Una luz que se iba

Diego Zavala, el narrador de esta historia, es un joven al que las cosas no le serán del todo fáciles. Construyendo esta mirada “del interior”, el genio narrativo de Ricardo Piglia nos pasea por una multiplicidad de espacios reconocibles de la ciudad por los que deambula Zavala. Así, la calle Lavalle, la estación Constitución y la claustrofóbica pensión donde reside se vuelven una carga para el protagonista... como su compañero de cuarto. Si todo el movimiento citadino es poco amable, ni siquiera en su lugar de intimidad el protagonista encontrará un verdadero refugio. La hostilidad del boxeador se expande: un cuerpo que, desde la voz, lo irá invadiendo todo. Un crescendo de malestar y violencia se despliega paralelamente a la consolidación de una relación simbiótica. Se desnudan en esta contraposición dicotomías tradicionales: porteños versus provincianos o “vida en la ciudad” versus “vida en el campo” en un contexto todavía regido por la lógica peronismo / antiperonismo.

Piglia escribió esta obra cuando apenas tenía 22 años. En 1963 ganó un concurso de cuentos y fue publicado en la colección La Invasión, cuatro años más tarde.

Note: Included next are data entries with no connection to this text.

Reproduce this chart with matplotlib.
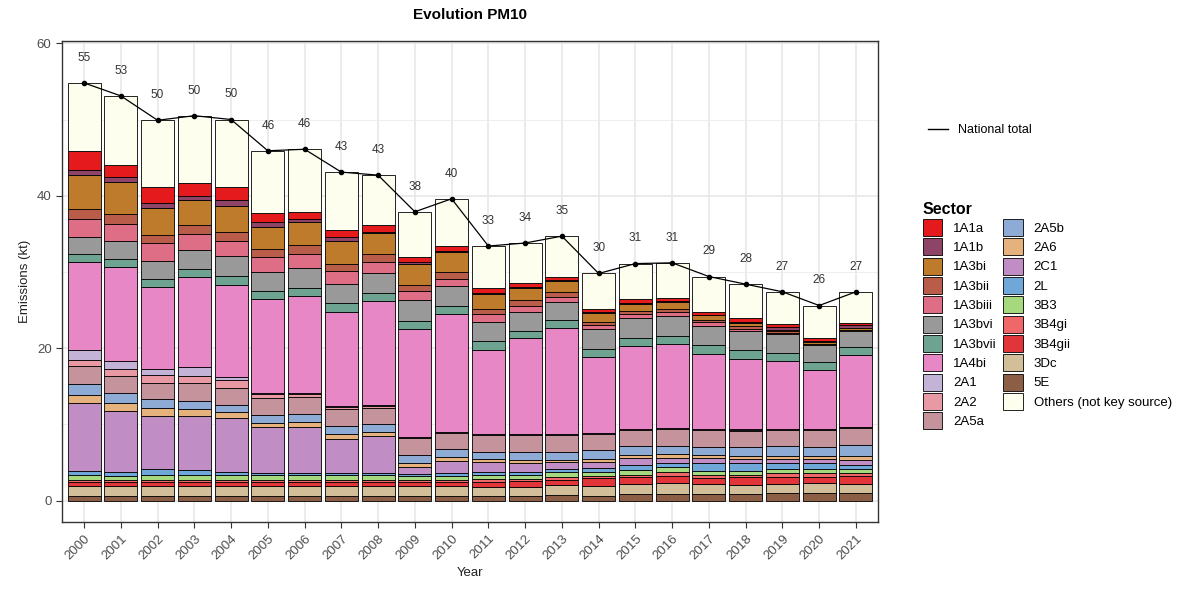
import matplotlib
matplotlib.use("Agg")
import matplotlib.pyplot as plt
from matplotlib.patches import Patch
from matplotlib.lines import Line2D
import numpy as np

plt.rcParams["font.family"] = ["Liberation Sans", "DejaVu Sans"]

# data (kt), one value per year 2000..2021
years = list(range(2000, 2022))

# stacking order: bottom -> top
sectors = ["5E", "3Dc", "3B4gii", "3B4gi", "3B3", "2L", "2C1", "2A6", "2A5b", "2A5a",
           "2A2", "2A1", "1A4bi", "1A3bvii", "1A3bvi", "1A3biii", "1A3bii", "1A3bi",
           "1A1b", "1A1a", "Others (not key source)"]

s_5E = [0.6, 0.6, 0.6, 0.6, 0.6, 0.6, 0.6, 0.6, 0.6, 0.6, 0.6, 0.6, 0.6, 0.7, 0.65, 0.85, 0.85, 0.85, 0.85, 0.95, 0.95, 0.95]
s_3Dc = [1.3, 1.3, 1.3, 1.3, 1.3, 1.3, 1.3, 1.3, 1.3, 1.3, 1.3, 1.25, 1.25, 1.3, 1.3, 1.35, 1.45, 1.3, 1.2, 1.25, 1.35, 1.25]
s_3B4gii = [0.6, 0.55, 0.6, 0.6, 0.6, 0.6, 0.6, 0.6, 0.6, 0.6, 0.6, 0.6, 0.7, 0.75, 1.0, 0.85, 0.9, 0.8, 1.0, 0.95, 0.85, 1.0]
s_3B4gi = [0.2, 0.3, 0.25, 0.25, 0.25, 0.25, 0.25, 0.25, 0.25, 0.25, 0.25, 0.4, 0.35, 0.35, 0.35, 0.35, 0.5, 0.45, 0.35, 0.45, 0.5, 0.4]
s_3B3 = [0.65, 0.55, 0.6, 0.6, 0.6, 0.6, 0.6, 0.6, 0.6, 0.45, 0.45, 0.5, 0.5, 0.6, 0.5, 0.6, 0.65, 0.5, 0.5, 0.5, 0.55, 0.5]
s_2L = [0.55, 0.5, 0.75, 0.65, 0.35, 0.25, 0.25, 0.25, 0.25, 0.25, 0.4, 0.45, 0.4, 0.5, 0.45, 0.7, 0.65, 1.0, 1.0, 0.8, 0.7, 0.6]
s_2C1 = [8.9, 7.9, 7.0, 7.1, 7.1, 6.1, 6.1, 4.5, 4.9, 1.0, 1.6, 1.3, 1.1, 0.85, 0.8, 0.85, 0.6, 0.7, 0.55, 0.55, 0.5, 0.65]
s_2A6 = [1.0, 1.1, 1.0, 0.9, 0.8, 0.5, 0.6, 0.6, 0.5, 0.45, 0.5, 0.3, 0.4, 0.25, 0.45, 0.45, 0.5, 0.4, 0.35, 0.45, 0.4, 0.5]
s_2A5b = [1.5, 1.3, 1.2, 1.1, 1.0, 1.1, 1.1, 1.1, 1.1, 1.1, 1.1, 1.0, 1.1, 1.1, 1.1, 1.15, 1.05, 1.1, 1.3, 1.3, 1.3, 1.45]
s_2A5a = [2.3, 2.2, 2.2, 2.3, 2.2, 2.2, 2.2, 2.2, 2.1, 2.2, 2.05, 2.15, 2.15, 2.15, 2.15, 2.1, 2.2, 2.15, 2.1, 2.05, 2.15, 2.25]
s_2A2 = [0.9, 1.0, 1.0, 0.9, 1.0, 0.45, 0.35, 0.3, 0.2, 0.15, 0.1, 0.1, 0.1, 0.1, 0.1, 0.1, 0.1, 0.1, 0.1, 0.1, 0.1, 0.1]
s_2A1 = [1.3, 1.0, 0.8, 1.2, 0.4, 0.15, 0.15, 0.1, 0.1, 0.05, 0.05, 0.05, 0.05, 0.05, 0.05, 0.05, 0.05, 0.05, 0.05, 0.05, 0.05, 0.05]
s_1A4bi = [11.5, 12.4, 10.7, 11.8, 12.1, 12.3, 12.8, 12.3, 13.7, 14.1, 15.5, 11.1, 12.6, 14.0, 9.9, 10.85, 11.1, 9.9, 9.25, 8.9, 7.8, 9.4]
s_1A3bvii = [1.0, 1.0, 1.1, 1.1, 1.2, 1.1, 1.0, 1.2, 1.0, 1.1, 1.0, 1.2, 0.9, 1.0, 1.1, 1.1, 1.0, 1.1, 1.1, 1.1, 1.0, 1.0]
s_1A3bvi = [2.3, 2.4, 2.4, 2.5, 2.6, 2.5, 2.6, 2.5, 2.7, 2.7, 2.6, 2.4, 2.6, 2.4, 2.6, 2.6, 2.6, 2.5, 2.5, 2.5, 2.2, 2.1]
s_1A3biii = [2.4, 2.2, 2.3, 2.1, 2.0, 1.9, 1.9, 1.7, 1.4, 1.2, 1.0, 1.1, 0.7, 0.6, 0.5, 0.6, 0.6, 0.5, 0.3, 0.15, 0.1, 0.15]
s_1A3bii = [1.3, 1.3, 1.1, 1.2, 1.1, 1.1, 1.1, 1.0, 1.0, 0.8, 0.9, 0.6, 0.8, 0.7, 0.5, 0.35, 0.35, 0.3, 0.35, 0.15, 0.1, 0.1]
s_1A3bi = [4.4, 4.2, 3.5, 3.3, 3.5, 2.9, 3.0, 2.9, 2.8, 2.8, 2.6, 1.95, 1.6, 1.4, 1.15, 0.9, 0.9, 0.6, 0.5, 0.2, 0.2, 0.15]
s_1A1b = [0.7, 0.6, 0.6, 0.5, 0.7, 0.6, 0.5, 0.6, 0.2, 0.2, 0.2, 0.15, 0.15, 0.1, 0.1, 0.1, 0.1, 0.1, 0.1, 0.4, 0.2, 0.4]
s_1A1a = [2.5, 1.6, 2.2, 1.7, 1.8, 1.2, 0.9, 0.9, 0.8, 0.7, 0.6, 0.7, 0.55, 0.5, 0.35, 0.6, 0.45, 0.4, 0.45, 0.4, 0.3, 0.3]
s_others = [8.9, 9.1, 8.7, 8.8, 8.8, 8.2, 8.2, 7.6, 6.6, 5.9, 6.2, 5.5, 5.2, 5.3, 4.7, 4.6, 4.6, 4.6, 4.5, 4.2, 4.3, 4.1]

national_total = [54.8, 53.1, 49.9, 50.5, 50.0, 45.9, 46.1, 43.1, 42.7, 37.9, 39.6, 33.4,
                  33.8, 34.7, 29.8, 31.1, 31.2, 29.4, 28.4, 27.4, 25.6, 27.4]

series = [s_5E, s_3Dc, s_3B4gii, s_3B4gi, s_3B3, s_2L, s_2C1, s_2A6, s_2A5b, s_2A5a,
          s_2A2, s_2A1, s_1A4bi, s_1A3bvii, s_1A3bvi, s_1A3biii, s_1A3bii, s_1A3bi,
          s_1A1b, s_1A1a, s_others]

colors = {
    "1A1a": "#E41A1C", "1A1b": "#8E4466", "1A3bi": "#BF7B2C", "1A3bii": "#B95C49",
    "1A3biii": "#DE6E86", "1A3bvi": "#999999", "1A3bvii": "#6FA391", "1A4bi": "#E787C5",
    "2A1": "#C3B3D6", "2A2": "#E899A3", "2A5a": "#C4939C", "2A5b": "#8DABD5",
    "2A6": "#E5B27E", "2C1": "#C08EC5", "2L": "#6FA8D8", "3B3": "#A6D97E",
    "3B4gi": "#F0676A", "3B4gii": "#E2353A", "3Dc": "#D2BE98", "5E": "#8C5E46",
    "Others (not key source)": "#FEFEEE",
}

x = np.arange(len(years))

fig = plt.figure(figsize=(11.84, 5.9), dpi=100)
ax = fig.add_axes([62 / 1184, 1 - 522 / 590, (878 - 62) / 1184, (522 - 41) / 590])

bottom = np.zeros(len(years))
for name, vals in zip(sectors, series):
    vals = np.array(vals)
    ax.bar(x, vals, bottom=bottom, width=0.9, color=colors[name],
           edgecolor="black", linewidth=0.6, zorder=2)
    bottom += vals

ax.plot(x, national_total, color="black", linewidth=0.9, marker="o", markersize=3, zorder=3)
for xi, v in zip(x, national_total):
    ax.text(xi, v + 3.3, f"{v:.0f}", ha="center", va="center", fontsize=8.5, color="#333333")

ax.set_xlim(-0.6, len(years) - 0.4)
ax.set_ylim(-2.8, 60.3)
ax.set_yticks([0, 20, 40, 60])
ax.set_yticks([10, 30, 50], minor=True)
ax.set_xticks(x)
ax.set_xticklabels([str(y) for y in years], rotation=45, ha="right", rotation_mode="anchor")
ax.tick_params(axis="both", labelsize=9.5, labelcolor="#4D4D4D", color="#333333", length=4)
ax.tick_params(axis="y", which="minor", length=0)
ax.grid(True, which="major", color="#E6E6E6", linewidth=1.1, zorder=0)
ax.grid(True, which="minor", axis="y", color="#EBEBEB", linewidth=0.6, zorder=0)
ax.set_axisbelow(True)
for sp in ax.spines.values():
    sp.set_color("#333333")
    sp.set_linewidth(1.0)

ax.set_xlabel("Year", fontsize=9.5, color="#222222")
ax.set_ylabel("Emissions (kt)", fontsize=9.5, color="#222222")
ax.set_title("Evolution PM10", fontsize=11, fontweight="bold", pad=16)

# national total legend
line_handle = [Line2D([0], [0], color="black", linewidth=1.0)]
fig.legend(line_handle, ["National total"], loc="upper left",
           bbox_to_anchor=(922 / 1184, 1 - 118 / 590), frameon=False, fontsize=9,
           handlelength=1.6, handletextpad=0.8, borderpad=0)

# sector legend: legend order is top -> bottom of the stack, Others last
legend_names = sectors[:-1][::-1] + [sectors[-1]]
handles = [Patch(facecolor=colors[n], edgecolor="black", linewidth=0.6) for n in legend_names]
leg = fig.legend(handles, legend_names, loc="upper left", ncol=2,
                 bbox_to_anchor=(916 / 1184, 1 - 195 / 590), frameon=False, fontsize=9.5,
                 title="Sector", title_fontproperties={"weight": "bold", "size": 11.5},
                 alignment="left", handlelength=1.5, handleheight=1.6,
                 handletextpad=0.8, labelspacing=0.18, columnspacing=0.5, borderpad=0)

fig.savefig("out.png", dpi=100)
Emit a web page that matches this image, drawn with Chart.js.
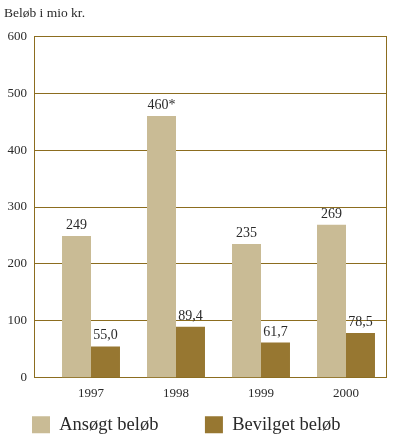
<!DOCTYPE html>
<html>
<head>
<meta charset="utf-8">
<script src="https://cdn.jsdelivr.net/npm/chart.js@4/dist/chart.umd.min.js"></script>
<style>
  html, body { margin: 0; padding: 0; background: #ffffff; }
  #wrap { width: 399px; height: 442px; }
</style>
</head>
<body>
<div id="wrap"><canvas id="c" width="399" height="442"></canvas></div>
<script>
const years = ['1997', '1998', '1999', '2000'];
const ansoegt = [249, 460, 235, 269];
const bevilget = [55.0, 89.4, 61.7, 78.5];
const ansoegtLabels = ['249', '460*', '235', '269'];
const bevilgetLabels = ['55,0', '89,4', '61,7', '78,5'];
const seriesNames = ['Ansøgt beløb', 'Bevilget beløb'];
const yTicks = [0, 100, 200, 300, 400, 500, 600];
const yTitle = 'Beløb i mio kr.';

const GOLD = '#8c6d1f';
const TEXT = '#2a2a2a';
const SERIF = '"Liberation Serif", "DejaVu Serif", serif';

const valueLabels = {
  id: 'valueLabels',
  afterDatasetsDraw(chart) {
    const ctx = chart.ctx;
    const all = [ansoegtLabels, bevilgetLabels];
    ctx.save();
    ctx.font = '14px ' + SERIF;
    ctx.fillStyle = TEXT;
    ctx.textAlign = 'center';
    ctx.textBaseline = 'alphabetic';
    chart.data.datasets.forEach((ds, i) => {
      chart.getDatasetMeta(i).data.forEach((el, j) => {
        ctx.fillText(all[i][j], el.x, el.y - 7);
      });
    });
    ctx.restore();
  }
};

new Chart(document.getElementById('c'), {
  type: 'bar',
  data: {
    datasets: [
      {
        label: seriesNames[0],
        data: ansoegt.map((v, i) => ({ x: i, y: v })),
        backgroundColor: '#c9bb95',
        categoryPercentage: 0.682,
        barPercentage: 1.0
      },
      {
        label: seriesNames[1],
        data: bevilget.map((v, i) => ({ x: i, y: v })),
        backgroundColor: '#977731',
        categoryPercentage: 0.682,
        barPercentage: 1.0
      }
    ]
  },
  options: {
    responsive: false,
    animation: false,
    devicePixelRatio: 1,
    layout: { padding: { left: 4, right: 13, top: 0, bottom: -2 } },
    plugins: {
      tooltip: { enabled: false },
      title: {
        display: true,
        text: yTitle,
        align: 'start',
        color: TEXT,
        font: { family: SERIF, size: 13.5, weight: 'normal' },
        padding: { top: 5, bottom: 15.2 }
      },
      legend: {
        position: 'bottom',
        align: 'start',
        title: {
          display: true,
          text: '',
          font: { size: 1 },
          padding: { top: -23, bottom: 0 }
        },
        labels: {
          boxWidth: 18,
          boxHeight: 17,
          padding: 28,
          color: TEXT,
          font: { family: SERIF, size: 18.5 },
          generateLabels(chart) {
            return chart.data.datasets.map((ds, i) => ({
              text: i === 0 ? ds.label + '\u00a0\u00a0\u00a0\u00a0' : ds.label,
              fillStyle: ds.backgroundColor,
              strokeStyle: ds.backgroundColor,
              lineWidth: 0,
              hidden: false,
              datasetIndex: i,
              fontColor: TEXT
            }));
          }
        }
      }
    },
    scales: {
      x: {
        type: 'linear',
        offset: false,
        bounds: 'data',
        min: -0.6706,
        max: 3.4706,
        afterBuildTicks(scale) { scale.ticks = years.map((_, i) => ({ value: i })); },
        grid: { display: false, drawTicks: false, offset: false },
        border: { display: true, color: GOLD, width: 1 },
        ticks: {
          autoSkip: false,
          maxRotation: 0,
          padding: 8,
          color: TEXT,
          font: { family: SERIF, size: 13 },
          callback: (v) => years[Math.round(v)]
        }
      },
      y: {
        min: 0,
        max: 600,
        afterFit(scale) { scale.width = 30; },
        afterBuildTicks(scale) { scale.ticks = yTicks.map(v => ({ value: v })); },
        grid: { color: GOLD, lineWidth: 1, drawTicks: false },
        border: { display: true, color: GOLD, width: 1 },
        ticks: {
          padding: 7,
          color: TEXT,
          font: { family: SERIF, size: 13 },
          callback: (v) => String(v)
        }
      },
      y2: {
        position: 'right',
        min: 0,
        max: 600,
        afterFit(scale) { scale.width = 0; },
        grid: { display: false, drawTicks: false },
        border: { display: true, color: GOLD, width: 1 },
        ticks: { display: false }
      }
    }
  },
  plugins: [valueLabels]
});
</script>
</body>
</html>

Dice Adolfo Agopian, el Director:
“Siempre es un desafío hacer mutar una obra literaria en un texto teatral. Pensamos esta transformación seducidos por el movimiento que la deriva del narrador va desarrollando. Un solo actor concentra la fragmentación de voces que aparecen en el discurso del protagonista y de su contendiente. Una suerte de pelea contra sí mismo que presenta, a la vez, los múltiples espacios y diferentes tiempos por los que transcurre la narración.
Tratamos, no de contar un cuento, sino de atravesarlo o transcurrirlo en las ricas instancias que las letras nos plantean; mostrar las tensiones de la relación a partir de esas diferencias de estados que nos definen en identidades tan argentinas, discursos cargados de prejuicios sociales que, a su vez, pueden permitir que dos extraños se acerquen. Además de los múltiples estados de resentimiento, excitación y miedo, confiamos en la amistad que estos jóvenes marginales entablan. Y en la necesidad de sentirnos constituidos por la mirada del otro, del compañero.
La fuerte carga poética que concluye el relato, anticipada desde el título, plantea también una espacialidad alternativa. La pantalla donde se proyectan imágenes determina, también, un contrapunto con la acción física del actor, que multiplica las posibilidades dramáticas de la escena.”